Done executing command ...
Subtree text: sam_to_bam.py, (Token type: 6)
Subtree text: --, (Token type: 12)
Subtree text: input1, (Token type: 6)
Subtree text: =, (Token type: 13)
Subtree text: $source.input1, (Token type: 9)
Subtree text: --, (Token type: 12)
Subtree text: dbkey, (Token type: 6)
Subtree text: =, (Token type: 13)
Subtree text: ${input1.metadata.dbkey}, (Token type: 9)
Subtree text: #if, (Token type: 7)
Subtree text: $source.index_source, (Token type: 9)
Subtree text: ==, (Token type: 10)
Subtree text: "history", (Token type: 8)
Subtree text: :, (Token type: 11)
Subtree text: --, (Token type: 12)
Subtree text: ref_file, (Token type: 6)
Subtree text: =, (Token type: 13)
Subtree text: $source.ref_file, (Token type: 9)
Subtree text: #else, (Token type: 4)
Subtree text: --, (Token type: 12)
Subtree text: ref_file, (Token type: 6)
Subtree text: =, (Token type: 13)
Subtree text: "None", (Token type: 8)
Subtree text: #end if, (Token type: 5)
Subtree text: --, (Token type: 12)
Subtree text: output1, (Token type: 6)
Subtree text: =, (Token type: 13)
Subtree text: $output1, (Token type: 9)
Subtree text: --, (Token type: 12)
Subtree text: index_dir, (Token type: 6)
Subtree text: =, (Token type: 13)
Subtree text: ${GALAXY_DATA_INDEX_DIR}, (Token type: 9)
Done!

... seemingly I have the stuff I need, for doing some logic parsing now! :)

Some words about BNF

ANTLR is an (E)BNF parser generator. I had heard a little about BNF before, and was more or less scared off from the topic, thinking it looked too advanced, but really, I found it isn't that hard at all!
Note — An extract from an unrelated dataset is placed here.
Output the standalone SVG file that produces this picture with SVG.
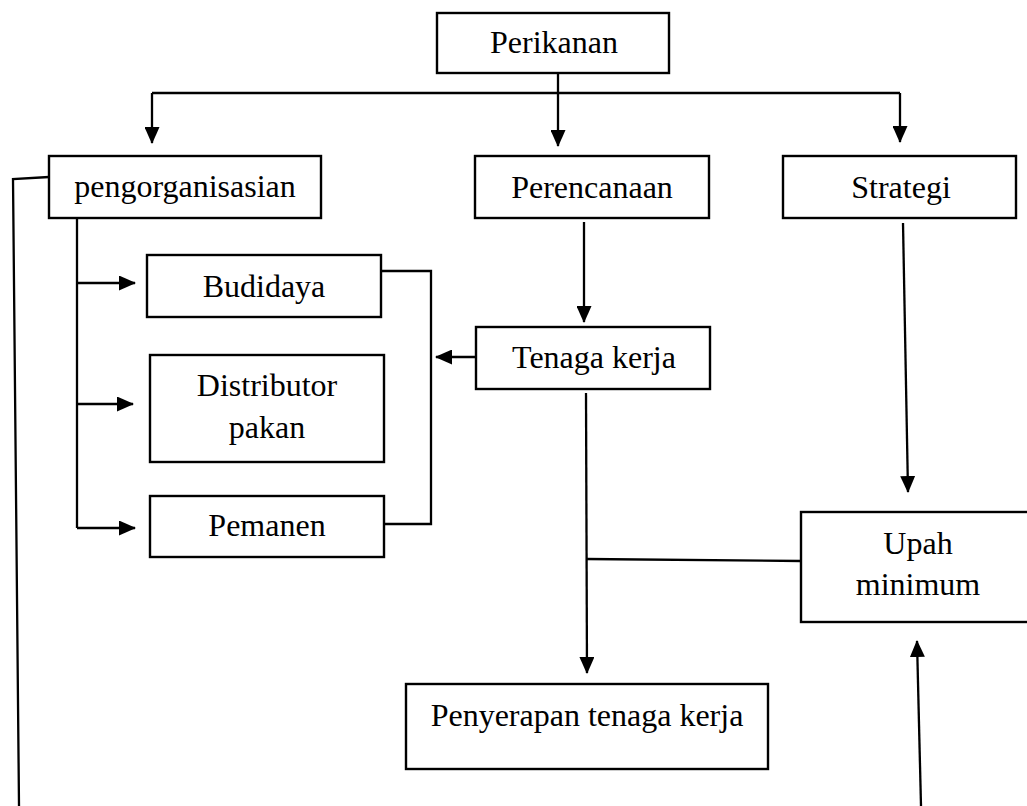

It strikes me that BNF is quite much RegEx but with functions added, which allows for recursive pattern matching, which you'll need for anything more advanced, such as nested braces/xml tags etc ... but as you can see in the example above also, much of the pattern matching syntax actually has big similarities to RegEx.

In terms of tutorials, for the (E)BNF/ANTLR combo at least, I'd highly recommend this set of screencasts on using ANTLR in Eclipse. Though I didn't use the Eclipse version, these screencasts quickly give you an idea of how it all works ... I watched at least a bunch of them, and I'm happy I did.